If you couldn't see something like this coming in the wake of the Casey Anthony verdict you've been living under a bridge for the past couple of decades. The public consensus that Anthony got away with murder is so overwhelming that it's the safest bet possible for any jackass politician looking to prove that he or she loves children and is tough on crime to back a new law aimed at undoing this supposed injustice ex post facto. There's almost nothing that stands against one of the clearest fundamental principles of America's legal system -- that this is a nation of laws, not men -- than actually naming a law after somebody, particularly a murdered child, as a means of honoring his or her supposed legacy. As Balko says, these kinds of laws are often hastily thrown together in a fit of outrage and heartbreak -- or at the very least the knowledge that the window in which that outrage and heartbreak can be opportunistically exploited is relatively small -- and they would rarely survive constitutional scrutiny should anyone give a shit about such things at the time they're sharpening their pitchforks.
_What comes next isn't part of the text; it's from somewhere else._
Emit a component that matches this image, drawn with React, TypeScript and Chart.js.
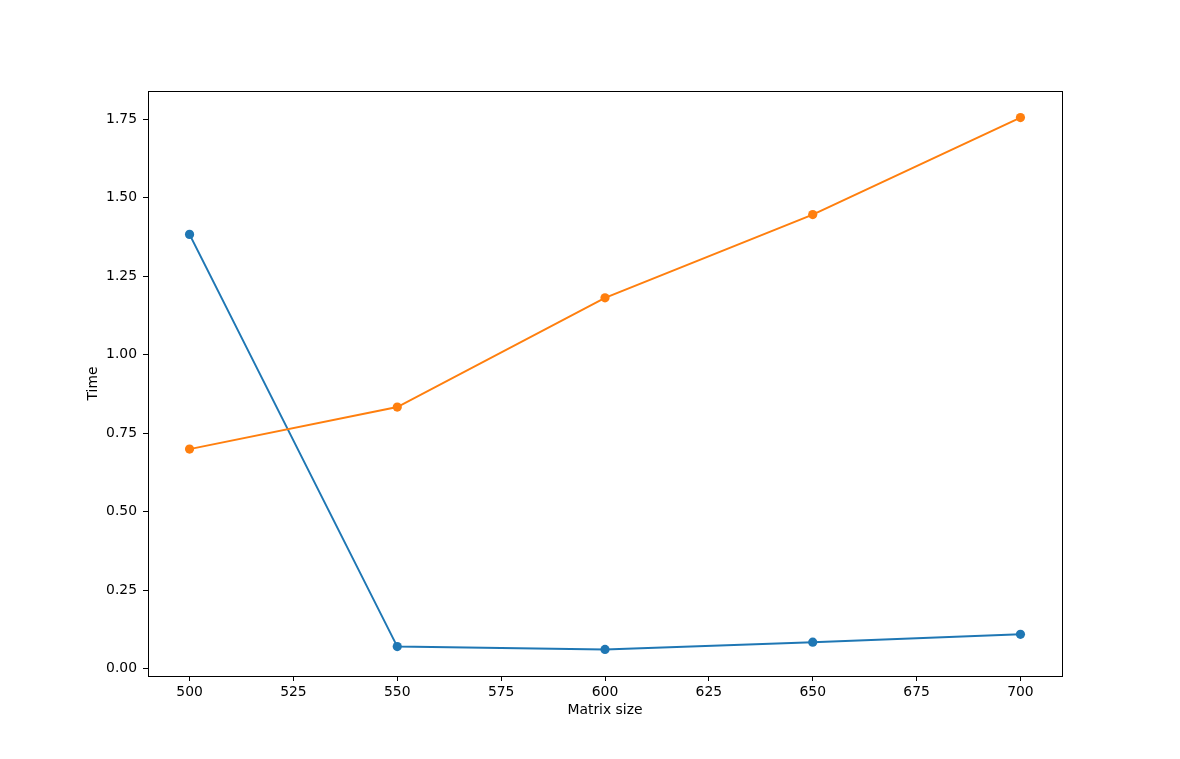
import React, { useEffect, useRef } from 'react';
import { Chart, registerables } from 'chart.js';

Chart.register(...registerables);

const matrixSizes = [500, 550, 600, 650, 700];
const blueTimes = [1.383, 0.07, 0.061, 0.084, 0.109];
const orangeTimes = [0.699, 0.833, 1.181, 1.446, 1.755];
const xTicks = [500, 525, 550, 575, 600, 625, 650, 675, 700];
const yTicks = [0, 0.25, 0.5, 0.75, 1.0, 1.25, 1.5, 1.75];

const FONT = { family: 'DejaVu Sans', size: 13.9 };

// matplotlib style 5% margins around the data
const allY = [...blueTimes, ...orangeTimes];
const yLo = Math.min(...allY);
const yHi = Math.max(...allY);
const yPad = (yHi - yLo) * 0.05;
const xLo = Math.min(...matrixSizes);
const xHi = Math.max(...matrixSizes);
const xPad = (xHi - xLo) * 0.05;

const frameBox = {
    id: 'frameBox',
    afterDraw(chart: Chart) {
        const { ctx, chartArea } = chart;
        ctx.save();
        ctx.strokeStyle = '#000';
        ctx.lineWidth = 1;
        ctx.strokeRect(chartArea.left + 0.5, chartArea.top + 0.5, chartArea.right - chartArea.left, chartArea.bottom - chartArea.top);
        ctx.restore();
    },
};

const App: React.FC = () => {
    const chartRef = useRef<HTMLCanvasElement | null>(null);

    useEffect(() => {
        document.body.style.margin = '0';
        if (!chartRef.current) return;
        const ctx = chartRef.current.getContext('2d');
        if (!ctx) return;

        const toPts = (ys: number[]) => matrixSizes.map((x, i) => ({ x, y: ys[i] }));

        const myChart = new Chart(ctx, {
            type: 'line',
            data: {
                datasets: [
                    {
                        label: 'blue',
                        data: toPts(blueTimes),
                        borderColor: '#1f77b4',
                        backgroundColor: '#1f77b4',
                        borderWidth: 2,
                        pointRadius: 4.6,
                        pointBorderWidth: 0,
                        tension: 0,
                        order: 1,
                    },
                    {
                        label: 'orange',
                        data: toPts(orangeTimes),
                        borderColor: '#ff7f0e',
                        backgroundColor: '#ff7f0e',
                        borderWidth: 2,
                        pointRadius: 4.6,
                        pointBorderWidth: 0,
                        tension: 0,
                        order: 0,
                    },
                ],
            },
            options: {
                responsive: false,
                animation: false,
                layout: { padding: { top: 91, right: 118, left: 0, bottom: 0 } },
                plugins: {
                    legend: { display: false },
                    tooltip: { enabled: false },
                },
                scales: {
                    x: {
                        type: 'linear',
                        min: xLo - xPad,
                        max: xHi + xPad,
                        afterFit: (scale: any) => {
                            scale.height = 83;
                        },
                        afterBuildTicks: (scale: any) => {
                            scale.ticks = xTicks.map((v) => ({ value: v }));
                        },
                        grid: { display: true, drawOnChartArea: false, drawTicks: true, tickLength: 5, color: '#000' },
                        border: { display: true, color: '#000' },
                        ticks: {
                            color: '#000',
                            font: FONT,
                            padding: 3,
                            maxRotation: 0,
                            callback: (v: any) => String(v),
                        },
                        title: {
                            display: true,
                            text: 'Matrix size',
                            color: '#000',
                            font: FONT,
                            padding: { top: 0, bottom: 40 },
                        },
                    },
                    y: {
                        type: 'linear',
                        min: yLo - yPad,
                        max: yHi + yPad,
                        afterFit: (scale: any) => {
                            scale.width = 148;
                        },
                        afterBuildTicks: (scale: any) => {
                            scale.ticks = yTicks.map((v) => ({ value: v }));
                        },
                        grid: { display: true, drawOnChartArea: false, drawTicks: true, tickLength: 5, color: '#000' },
                        border: { display: true, color: '#000' },
                        ticks: {
                            color: '#000',
                            font: FONT,
                            padding: 6,
                            callback: (v: any) => Number(v).toFixed(2),
                        },
                        title: {
                            display: true,
                            text: 'Time',
                            color: '#000',
                            font: FONT,
                            padding: { top: 85, bottom: 0 },
                        },
                    },
                },
            },
            plugins: [frameBox],
        });

        return () => {
            myChart.destroy();
        };
    }, []);

    return <canvas ref={chartRef} width={1180} height={759} />;
};

export default App;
When it comes to the potential exploitation or suffering of kids in this country, our brains shut down completely and we're happy to turn into a screeching mob because we somehow believe that it serves the greater good of keeping children safe, therefore the end justifies the means. This is a ridiculous tack to take and often a very destructive one -- and I say this as a father who'd probably be more than willing to strangle someone with his bare hands should a hair on his daughter's head ever be harmed.
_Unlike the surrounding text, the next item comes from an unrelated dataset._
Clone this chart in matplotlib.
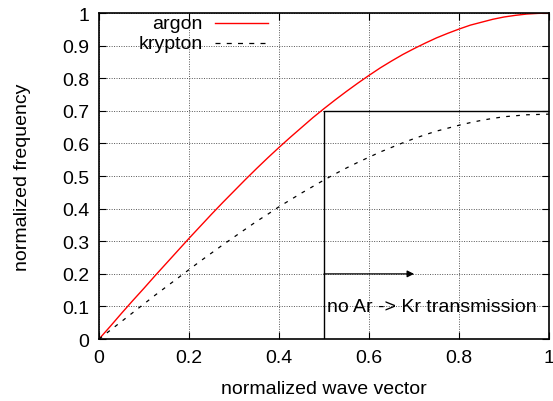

Maybe Casey Anthony killed her daughter and will now get away with it. Maybe she didn't. Neither you nor I -- nor anyone else -- will ever know the truth. But a court of law has spoken and while its verdict may incense and infuriate you as a parent, a human being, whatever, it's absurd, disgusting and un-American to try to figure out a way to essentially set aside a jury's verdict through legislation or, maybe worse, to publicly castigate that jury night after night simply because the verdict it returned didn't satisfy your mindless bloodlust.
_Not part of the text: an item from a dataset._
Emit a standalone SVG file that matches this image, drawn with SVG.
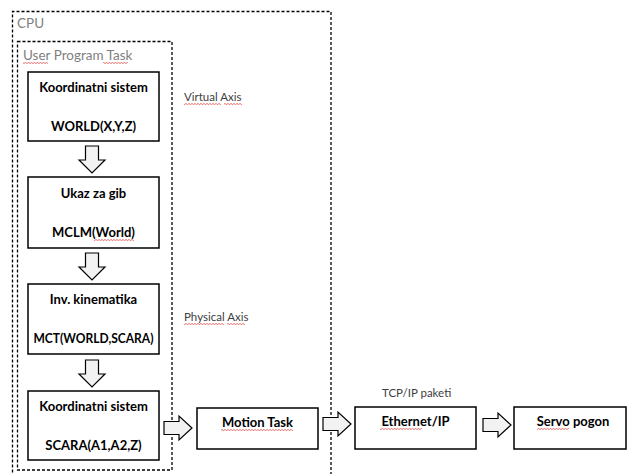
<svg xmlns="http://www.w3.org/2000/svg" width="627" height="474" viewBox="0 0 627 474">
  <style>
    .frame { fill: none; stroke: #000; stroke-width: 1.3; stroke-dasharray: 3 2; }
    .box { fill: #fff; stroke: #000; stroke-width: 1.5; }
    .arrow { fill: #f2f2f2; stroke: #000; stroke-width: 1.2; stroke-linejoin: miter; }
    .lbl { font-family: Lato, "Liberation Sans", sans-serif; font-size: 13px; font-weight: bold; fill: #000; text-anchor: middle; }
    .note { font-family: Lato, "Liberation Sans", sans-serif; font-size: 13.5px; fill: #7f7f7f; }
    .small { font-family: Lato, "Liberation Sans", sans-serif; font-size: 11.5px; fill: #404040; }
    .squig { fill: url(#wave); }
  </style>
  <defs>
    <pattern id="wave" width="3" height="2" patternUnits="userSpaceOnUse">
      <path d="M0 1.5 L1.5 0.5 L3 1.5" fill="none" stroke="#e03030" stroke-width="0.7"/>
    </pattern>
    <path id="downArrow" d="M-6.5 0 H6.5 V14 H13 L0 27 L-13 14 H-6.5 Z"/>
    <path id="rightArrow" d="M0 -6.5 V6.5 H15 V12 L28 0 L15 -12 V-6.5 Z"/>
  </defs>

  <rect width="627" height="474" fill="#fff"/>

  <!-- containers -->
  <g id="cpu">
    <path class="frame" d="M331 480 V11.5 H12.5 V480"/>
    <text class="note" x="17" y="28">CPU</text>
  </g>
  <g id="user-program-task">
    <rect class="frame" x="17.5" y="41.5" width="154.5" height="428.5"/>
    <text class="note" x="23" y="60" font-size="13">User Program Task</text>
    <rect class="squig" x="23" y="62" width="25" height="2"/>
    <rect class="squig" x="103" y="62" width="25" height="2"/>
  </g>

  <!-- axis notes -->
  <g id="virtual-axis">
    <text class="small" x="184" y="101">Virtual Axis</text>
    <rect class="squig" x="184" y="103" width="37" height="2"/>
    <rect class="squig" x="224" y="103" width="18" height="2"/>
  </g>
  <g id="physical-axis">
    <text class="small" x="184" y="321">Physical Axis</text>
    <rect class="squig" x="184" y="323" width="40" height="2"/>
    <rect class="squig" x="227" y="323" width="18" height="2"/>
  </g>
  <g id="tcp-ip-note">
    <text class="small" x="382" y="397">TCP/IP paketi</text>
  </g>

  <!-- nodes -->
  <g id="world-frame">
    <rect class="box" x="28" y="72" width="131" height="69"/>
    <text class="lbl" x="93.5" y="92">Koordinatni sistem</text>
    <text class="lbl" x="93.5" y="131">WORLD(X,Y,Z)</text>
  </g>
  <g id="move-command">
    <rect class="box" x="28" y="177" width="131" height="71"/>
    <text class="lbl" x="93.5" y="198">Ukaz za gib</text>
    <text class="lbl" x="93.5" y="237">MCLM(World)</text>
    <rect class="squig" x="94" y="239" width="40" height="2"/>
  </g>
  <g id="inverse-kinematics">
    <rect class="box" x="28" y="284" width="131" height="70"/>
    <text class="lbl" x="93.5" y="304">Inv. kinematika</text>
    <text class="lbl" x="93.5" y="343" textLength="120" lengthAdjust="spacingAndGlyphs">MCT(WORLD,SCARA)</text>
  </g>
  <g id="scara-frame">
    <rect class="box" x="28" y="391" width="131" height="69"/>
    <text class="lbl" x="93.5" y="411">Koordinatni sistem</text>
    <text class="lbl" x="93.5" y="450">SCARA(A1,A2,Z)</text>
  </g>
  <g id="motion-task">
    <rect class="box" x="197" y="408" width="121" height="41"/>
    <text class="lbl" x="257.5" y="427">Motion Task</text>
    <rect class="squig" x="221" y="429" width="72" height="2"/>
  </g>
  <g id="ethernet-ip">
    <rect class="box" x="355" y="407" width="121" height="42"/>
    <text class="lbl" x="415.5" y="426">Ethernet/IP</text>
    <rect class="squig" x="380" y="428" width="42" height="2"/>
  </g>
  <g id="servo-drive">
    <rect class="box" x="514" y="407" width="112" height="42"/>
    <text class="lbl" x="573" y="426">Servo pogon</text>
    <rect class="squig" x="537" y="428" width="32" height="2"/>
  </g>

  <!-- connectors -->
  <g id="connectors">
    <use href="#downArrow" class="arrow" x="92" y="146"/>
    <use href="#downArrow" class="arrow" x="92" y="253"/>
    <use href="#downArrow" class="arrow" x="92" y="360"/>
    <use href="#rightArrow" class="arrow" x="164" y="428"/>
    <use href="#rightArrow" class="arrow" x="323" y="424"/>
    <use href="#rightArrow" class="arrow" x="483" y="425"/>
  </g>
</svg>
Which brings me, of course, to Nancy Grace.
The woman seriously needs to shut the fuck up because she's going to get somebody killed.
I happened to stumble across Grace's wall-to-wall coverage of the "Countdown to Tot Mom's Release from Jail" last night and I'm glad I hadn't eaten before I did. It for the most part goes without saying that I expect nothing at all from Nancy Grace: I don't expect her to behave like a reputable journalist, an upstanding member of the legal community, or even a semi-sane human being. But her constant and deafening drum-beat that justice wasn't served in the Casey Anthony case and that everyone associated with securing Anthony's acquittal on murder charges should burn in hell is new territory even for a woman who's already basically killed somebody.
Grace isn't parsing her language; she isn't offering the disclaimer that, "Well, the system did what it's supposed to do but given what I saw I don't agree that the right call was made." No, Grace is both narcissistically playing on the anger many feel in the wake of the verdict and feeding it by rallying the torch and pitchfork crowd with exhortations of joyous, dancing devils and an unfeeling, kid-killing bitch of a defendant who will now be free to go forth and make millions. She's spitting venom at Anthony, at her defense lawyer, at the jurors themselves and at the system that supposedly went so horribly wrong somewhere. Except that it didn't. The system did exactly what it was supposed to do -- and the details of the case that Anthony and her lawyer seized upon and exploited, horrific though they may be, are the same kinds of details that often ensure that an innocent person is able to prove as much.
Once again, is Casey Anthony innocent? I can't say. Neither can you. And neither can fucking Nancy Grace. That's why we have judges and juries and trials and verdicts -- and why we have to abide by them, even the ones we don't like.